:: Stored data ::

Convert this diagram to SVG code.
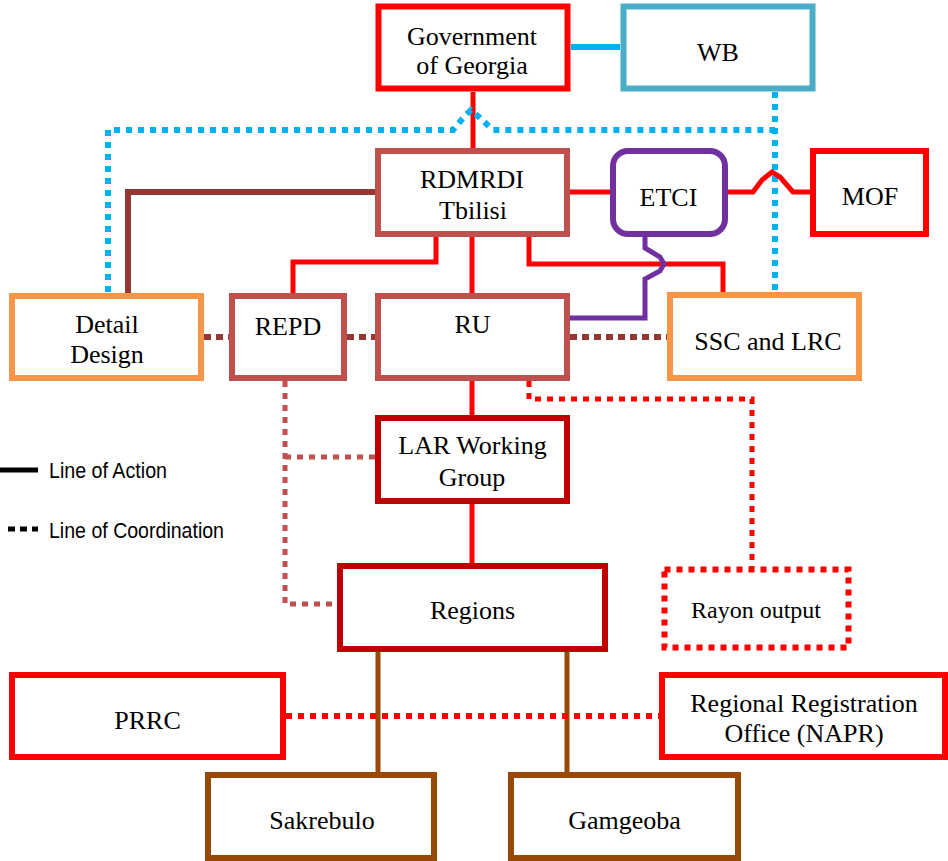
<svg xmlns="http://www.w3.org/2000/svg" width="948" height="861" viewBox="0 0 948 861">
<style>
.t{font-family:"Liberation Serif","Times New Roman",serif;font-size:26px;text-anchor:middle;fill:#000}
.lg{font-family:"Liberation Sans Narrow","Liberation Sans",Arial,sans-serif;font-size:22px;fill:#000}
.box{fill:#fff;stroke-width:6}
.red{stroke:#FF0000}
.rose{stroke:#C0504D}
.org{stroke:#F79646}
.dred{stroke:#C00000}
.brn{stroke:#984807}
.ln{fill:none;stroke-linejoin:miter}
.dot{stroke-dasharray:6 6}
</style>
<rect width="948" height="861" fill="#fff"/>
<g id="connectors" class="ln">
  <path d="M571,47 H620" stroke="#00B0F0" stroke-width="6"/>
  <path d="M473,92 V148" stroke="#FF0000" stroke-width="5"/>
  <path d="M108,292 V130 H453 L463,118 L471,110 L479,117 L493,130 H775" stroke="#00B0F0" stroke-width="6" class="dot"/>
  <path d="M775,92 V292" stroke="#00B0F0" stroke-width="6" class="dot"/>
  <path d="M375,192 H128 V293" stroke="#953735" stroke-width="6"/>
  <path d="M570,192 H610" stroke="#FF0000" stroke-width="5"/>
  <path d="M728,192 H753 L762,180 L772,172 L780,177 L793,192 H810" stroke="#FF0000" stroke-width="5"/>
  <path d="M436,237 V262 H293 V293" stroke="#FF0000" stroke-width="5"/>
  <path d="M472,237 V293" stroke="#FF0000" stroke-width="5"/>
  <path d="M529,237 V264 H723 V292" stroke="#FF0000" stroke-width="5"/>
  <path d="M645,237 V248 L660,257 L664,264 L660,271 L645,279 V318 H570" stroke="#7030A0" stroke-width="5"/>
  <path d="M204,337 H229 M347,337 H375 M570,337 H667" stroke="#953735" stroke-width="6" stroke-dasharray="7 5"/>
  <path d="M472,381 V415" stroke="#FF0000" stroke-width="5"/>
  <path d="M529,381 V399 H752 V567" stroke="#FF0000" stroke-width="5" class="dot"/>
  <path d="M285,381 V604 H337 M285,457 H375" stroke="#C0504D" stroke-width="5" class="dot"/>
  <path d="M472,504 V563" stroke="#FF0000" stroke-width="5"/>
  <path d="M378,652 V772 M567,652 V772" stroke="#984807" stroke-width="5"/>
  <path d="M286,716 H659" stroke="#FF0000" stroke-width="6" class="dot"/>
</g>
<g id="gog"><rect class="box red" x="378.5" y="6.5" width="189" height="82" stroke-width="7"/><text class="t" x="472" y="45">Government</text><text class="t" x="472" y="74">of Georgia</text></g>
<g id="wb"><rect class="box" x="623.5" y="6.5" width="189" height="82" stroke="#4BACC6" stroke-width="7"/><text class="t" x="718" y="61">WB</text></g>
<g id="rdmrdi"><rect class="box rose" x="378" y="151" width="189" height="83"/><text class="t" x="472" y="188">RDMRDI</text><text class="t" x="473" y="219">Tbilisi</text></g>
<g id="etci"><rect class="box" x="613" y="151" width="112" height="83" rx="15" stroke="#7030A0"/><text class="t" x="668.5" y="206">ETCI</text></g>
<g id="mof"><rect class="box red" x="813" y="151" width="113" height="83"/><text class="t" x="870" y="205">MOF</text></g>
<g id="detail"><rect class="box org" x="12" y="296" width="189" height="82"/><text class="t" x="107" y="333">Detail</text><text class="t" x="107" y="363">Design</text></g>
<g id="repd"><rect class="box rose" x="232" y="296" width="112" height="82"/><text class="t" x="288" y="335">REPD</text></g>
<g id="ru"><rect class="box rose" x="378" y="296" width="189" height="82"/><text class="t" x="472.5" y="333">RU</text></g>
<g id="ssc"><rect class="box org" x="670" y="295" width="189" height="83"/><text class="t" x="768" y="350">SSC and LRC</text></g>
<g id="lar"><rect class="box dred" x="378" y="418" width="189" height="83"/><text class="t" x="472.5" y="454">LAR Working</text><text class="t" x="472" y="486">Group</text></g>
<g id="regions"><rect class="box dred" x="340" y="566" width="265" height="83"/><text class="t" x="472.5" y="619">Regions</text></g>
<g id="rayon"><rect class="box" x="664.5" y="569.5" width="184" height="78" stroke="#FF0000" stroke-width="5" stroke-dasharray="6 6"/><text class="t" x="756" y="618" style="font-size:24px">Rayon output</text></g>
<g id="prrc"><rect class="box red" x="12" y="675" width="271" height="82"/><text class="t" x="147.5" y="729">PRRC</text></g>
<g id="napr"><rect class="box red" x="662" y="675" width="283" height="82"/><text class="t" x="804" y="712">Regional Registration</text><text class="t" x="804" y="742">Office (NAPR)</text></g>
<g id="sakrebulo"><rect class="box brn" x="208" y="775" width="226" height="83"/><text class="t" x="322" y="829">Sakrebulo</text></g>
<g id="gamgeoba"><rect class="box brn" x="511" y="775" width="227" height="83"/><text class="t" x="624.5" y="829">Gamgeoba</text></g>
<g id="legend">
  <path d="M0,470 H38" stroke="#000" stroke-width="5"/>
  <text class="lg" x="49" y="478" textLength="118" lengthAdjust="spacingAndGlyphs">Line of Action</text>
  <path d="M8,529 H38" stroke="#000" stroke-width="5" stroke-dasharray="7 5"/>
  <text class="lg" x="49" y="538" textLength="175" lengthAdjust="spacingAndGlyphs">Line of Coordination</text>
</g>
</svg>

:::

* _Aim_
Working from the lines above, reproduce the material exactly and exclude its pictures.

* _Reply to the task_
Convert this diagram to SVG code.
<svg xmlns="http://www.w3.org/2000/svg" width="948" height="861" viewBox="0 0 948 861">
<style>
.t{font-family:"Liberation Serif","Times New Roman",serif;font-size:26px;text-anchor:middle;fill:#000}
.lg{font-family:"Liberation Sans Narrow","Liberation Sans",Arial,sans-serif;font-size:22px;fill:#000}
.box{fill:#fff;stroke-width:6}
.red{stroke:#FF0000}
.rose{stroke:#C0504D}
.org{stroke:#F79646}
.dred{stroke:#C00000}
.brn{stroke:#984807}
.ln{fill:none;stroke-linejoin:miter}
.dot{stroke-dasharray:6 6}
</style>
<rect width="948" height="861" fill="#fff"/>
<g id="connectors" class="ln">
  <path d="M571,47 H620" stroke="#00B0F0" stroke-width="6"/>
  <path d="M473,92 V148" stroke="#FF0000" stroke-width="5"/>
  <path d="M108,292 V130 H453 L463,118 L471,110 L479,117 L493,130 H775" stroke="#00B0F0" stroke-width="6" class="dot"/>
  <path d="M775,92 V292" stroke="#00B0F0" stroke-width="6" class="dot"/>
  <path d="M375,192 H128 V293" stroke="#953735" stroke-width="6"/>
  <path d="M570,192 H610" stroke="#FF0000" stroke-width="5"/>
  <path d="M728,192 H753 L762,180 L772,172 L780,177 L793,192 H810" stroke="#FF0000" stroke-width="5"/>
  <path d="M436,237 V262 H293 V293" stroke="#FF0000" stroke-width="5"/>
  <path d="M472,237 V293" stroke="#FF0000" stroke-width="5"/>
  <path d="M529,237 V264 H723 V292" stroke="#FF0000" stroke-width="5"/>
  <path d="M645,237 V248 L660,257 L664,264 L660,271 L645,279 V318 H570" stroke="#7030A0" stroke-width="5"/>
  <path d="M204,337 H229 M347,337 H375 M570,337 H667" stroke="#953735" stroke-width="6" stroke-dasharray="7 5"/>
  <path d="M472,381 V415" stroke="#FF0000" stroke-width="5"/>
  <path d="M529,381 V399 H752 V567" stroke="#FF0000" stroke-width="5" class="dot"/>
  <path d="M285,381 V604 H337 M285,457 H375" stroke="#C0504D" stroke-width="5" class="dot"/>
  <path d="M472,504 V563" stroke="#FF0000" stroke-width="5"/>
  <path d="M378,652 V772 M567,652 V772" stroke="#984807" stroke-width="5"/>
  <path d="M286,716 H659" stroke="#FF0000" stroke-width="6" class="dot"/>
</g>
<g id="gog"><rect class="box red" x="378.5" y="6.5" width="189" height="82" stroke-width="7"/><text class="t" x="472" y="45">Government</text><text class="t" x="472" y="74">of Georgia</text></g>
<g id="wb"><rect class="box" x="623.5" y="6.5" width="189" height="82" stroke="#4BACC6" stroke-width="7"/><text class="t" x="718" y="61">WB</text></g>
<g id="rdmrdi"><rect class="box rose" x="378" y="151" width="189" height="83"/><text class="t" x="472" y="188">RDMRDI</text><text class="t" x="473" y="219">Tbilisi</text></g>
<g id="etci"><rect class="box" x="613" y="151" width="112" height="83" rx="15" stroke="#7030A0"/><text class="t" x="668.5" y="206">ETCI</text></g>
<g id="mof"><rect class="box red" x="813" y="151" width="113" height="83"/><text class="t" x="870" y="205">MOF</text></g>
<g id="detail"><rect class="box org" x="12" y="296" width="189" height="82"/><text class="t" x="107" y="333">Detail</text><text class="t" x="107" y="363">Design</text></g>
<g id="repd"><rect class="box rose" x="232" y="296" width="112" height="82"/><text class="t" x="288" y="335">REPD</text></g>
<g id="ru"><rect class="box rose" x="378" y="296" width="189" height="82"/><text class="t" x="472.5" y="333">RU</text></g>
<g id="ssc"><rect class="box org" x="670" y="295" width="189" height="83"/><text class="t" x="768" y="350">SSC and LRC</text></g>
<g id="lar"><rect class="box dred" x="378" y="418" width="189" height="83"/><text class="t" x="472.5" y="454">LAR Working</text><text class="t" x="472" y="486">Group</text></g>
<g id="regions"><rect class="box dred" x="340" y="566" width="265" height="83"/><text class="t" x="472.5" y="619">Regions</text></g>
<g id="rayon"><rect class="box" x="664.5" y="569.5" width="184" height="78" stroke="#FF0000" stroke-width="5" stroke-dasharray="6 6"/><text class="t" x="756" y="618" style="font-size:24px">Rayon output</text></g>
<g id="prrc"><rect class="box red" x="12" y="675" width="271" height="82"/><text class="t" x="147.5" y="729">PRRC</text></g>
<g id="napr"><rect class="box red" x="662" y="675" width="283" height="82"/><text class="t" x="804" y="712">Regional Registration</text><text class="t" x="804" y="742">Office (NAPR)</text></g>
<g id="sakrebulo"><rect class="box brn" x="208" y="775" width="226" height="83"/><text class="t" x="322" y="829">Sakrebulo</text></g>
<g id="gamgeoba"><rect class="box brn" x="511" y="775" width="227" height="83"/><text class="t" x="624.5" y="829">Gamgeoba</text></g>
<g id="legend">
  <path d="M0,470 H38" stroke="#000" stroke-width="5"/>
  <text class="lg" x="49" y="478" textLength="118" lengthAdjust="spacingAndGlyphs">Line of Action</text>
  <path d="M8,529 H38" stroke="#000" stroke-width="5" stroke-dasharray="7 5"/>
  <text class="lg" x="49" y="538" textLength="175" lengthAdjust="spacingAndGlyphs">Line of Coordination</text>
</g>
</svg>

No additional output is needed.